3. Implications for intervention. If oral language weaknesses place children at risk of later reading comprehension failure, a strong prediction follows: intervention that improves oral language should also lead to improvements in reading comprehension. This is an important topic that deserves its own blog. In the meantime however, suffice it to say that there is evidence from RCTs to support this prediction (see Clarke et al., 2010; Fricke et al., 2013).
4. Finally, I briefly considered the question of how early to go. It’s perfectly possible to measure language in infants and toddlers. Can doing so help us identify which children might be at risk for later difficulties with reading and thus highlight the way for targeted intervention in the early years? In our own study, we found a relationship between vocabulary assessed in infancy and later reading and language proficiency in primary school (Duff et al., 2015; see here for overview). Importantly however, this relationship was quite modest suggesting that language skills are not stable in the early years. Some children are late talkers yet catch up in the pre-school years; others might make a good start but then plateau. What is clear is that children who start school with low levels of oral language are at severe risk for reading difficulties. Targeting intervention at oral language at this time point makes sense, and can be effective.

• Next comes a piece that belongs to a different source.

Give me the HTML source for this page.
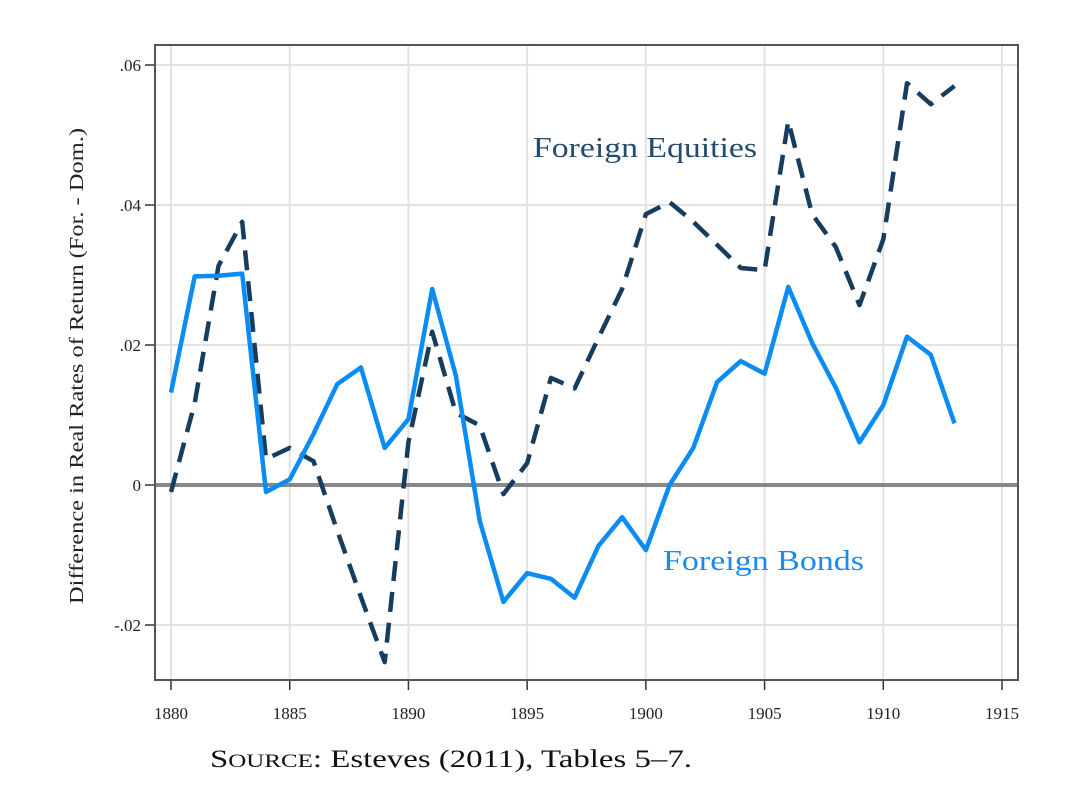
<!DOCTYPE html>
<html><head><meta charset="utf-8"><style>
body{margin:0;background:#fff;width:1072px;height:798px;overflow:hidden}
svg text{font-family:"Liberation Serif",serif}
</style></head><body>
<svg id="chart" width="1072" height="798" viewBox="0 0 1072 798"></svg>
<script>
const years=[1880,1881,1882,1883,1884,1885,1886,1887,1888,1889,1890,1891,1892,1893,1894,1895,1896,1897,1898,1899,1900,1901,1902,1903,1904,1905,1906,1907,1908,1909,1910,1911,1912,1913];
const bonds=[0.0132,0.0298,0.0299,0.0302,-0.001,0.0008,0.0073,0.0144,0.0168,0.0053,0.0094,0.028,0.0156,-0.0051,-0.0167,-0.0126,-0.0134,-0.0161,-0.0087,-0.0046,-0.0093,0.0,0.0053,0.0147,0.0177,0.0159,0.0283,0.0203,0.0139,0.0061,0.0114,0.0212,0.0186,0.0088];
const equities=[-0.001,0.0117,0.0313,0.0376,0.0037,0.0053,0.0034,-0.0065,-0.016,-0.0253,0.0061,0.0219,0.0103,0.0085,-0.0013,0.0031,0.0153,0.0138,0.021,0.028,0.0387,0.0404,0.0376,0.0343,0.031,0.0307,0.052,0.0387,0.034,0.0257,0.0351,0.0574,0.0544,0.057];
const xTicks=[1880,1885,1890,1895,1900,1905,1910,1915];
const yTicks=[-0.02,0,0.02,0.04,0.06];
const yTickLabels=["-.02","0",".02",".04",".06"];
const NS="http://www.w3.org/2000/svg";
const svg=document.getElementById('chart');
const X=v=>171+(v-1880)*(1002-171)/35;
const Y=v=>485-v*7000;
function el(t,a,txt){const e=document.createElementNS(NS,t);for(const k in a)e.setAttribute(k,a[k]);if(txt!==undefined)e.textContent=txt;svg.appendChild(e);return e;}
xTicks.forEach(t=>{const g=el('line',{x1:X(t),x2:X(t),y1:46,y2:679,stroke:'#e2e2e2','stroke-width':2});


const tk=el('line',{x1:X(t),x2:X(t),y1:680,y2:690,stroke:'#333','stroke-width':1.5});


const l=el('text',{x:X(t),y:719,'text-anchor':'middle','font-size':17,fill:'#222'},t);

});
yTicks.forEach((t,i)=>{if(t!==0){const g=el('line',{x1:156,x2:1017,y1:Y(t),y2:Y(t),stroke:'#e2e2e2','stroke-width':2});

}
const tk=el('line',{x1:145,x2:155,y1:Y(t),y2:Y(t),stroke:'#333','stroke-width':1.5});


const l=el('text',{x:141,y:Y(t)+6,'text-anchor':'end','font-size':17,fill:'#222'},yTickLabels[i]);

});
const z=el('line',{x1:156,x2:1017,y1:Y(0),y2:Y(0),stroke:'#888','stroke-width':4});


const fr=el('rect',{x:155,y:45,width:863,height:635,fill:'none',stroke:'#555','stroke-width':2});


function path(vals){return vals.map((v,i)=>(i?'L':'M')+X(years[i]).toFixed(1)+','+Y(v).toFixed(1)).join(' ');}
const eq=el('path',{d:path(equities),fill:'none',stroke:'#173d5e','stroke-width':4.5,'stroke-dasharray':'20 11','stroke-linejoin':'round'});


const bd=el('path',{d:path(bonds),fill:'none',stroke:'#0a8cf2','stroke-width':4.5,'stroke-linejoin':'round'});


const le=el('text',{x:533,y:157,'font-size':29,fill:'#244a6e',textLength:224,lengthAdjust:'spacingAndGlyphs'},'Foreign Equities');


const lb=el('text',{x:663,y:570,'font-size':29,fill:'#1a8af0',textLength:201,lengthAdjust:'spacingAndGlyphs'},'Foreign Bonds');


const yt=el('text',{x:0,y:0,'font-size':20,fill:'#222','text-anchor':'middle',textLength:476,lengthAdjust:'spacingAndGlyphs',transform:'translate(83,366) rotate(-90)'},'Difference in Real Rates of Return (For. - Dom.)');


const src=el('text',{x:210,y:767,'font-size':25,fill:'#111',textLength:482,lengthAdjust:'spacingAndGlyphs'});


src.innerHTML='S<tspan font-size="19">OURCE</tspan>: Esteves (2011), Tables 5–7.';
</script>
</body></html>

Early identification and targeted intervention were hot topics for discussion at the DSF conference and there was clear consensus on the continuities between low language and risk for reading failure. More generally, the drums were banging for evidence-based education, nowhere louder than in a symposium discussing this in the context of how to improve Australia’s tail of underachievement where Pam Snow reminded us of the term eudugenic failure, as discussed by Greg Ashman.
My other talk was about word reading development and the factors that promote children’s transition from novice to expert. Some of the theoretical background to this talk is described in this short paper. We are looking at how children acquire new words via reading experience and asking what promotes optimal learning. Our work is in its infancy and we’ll be reporting more about it in a future blog.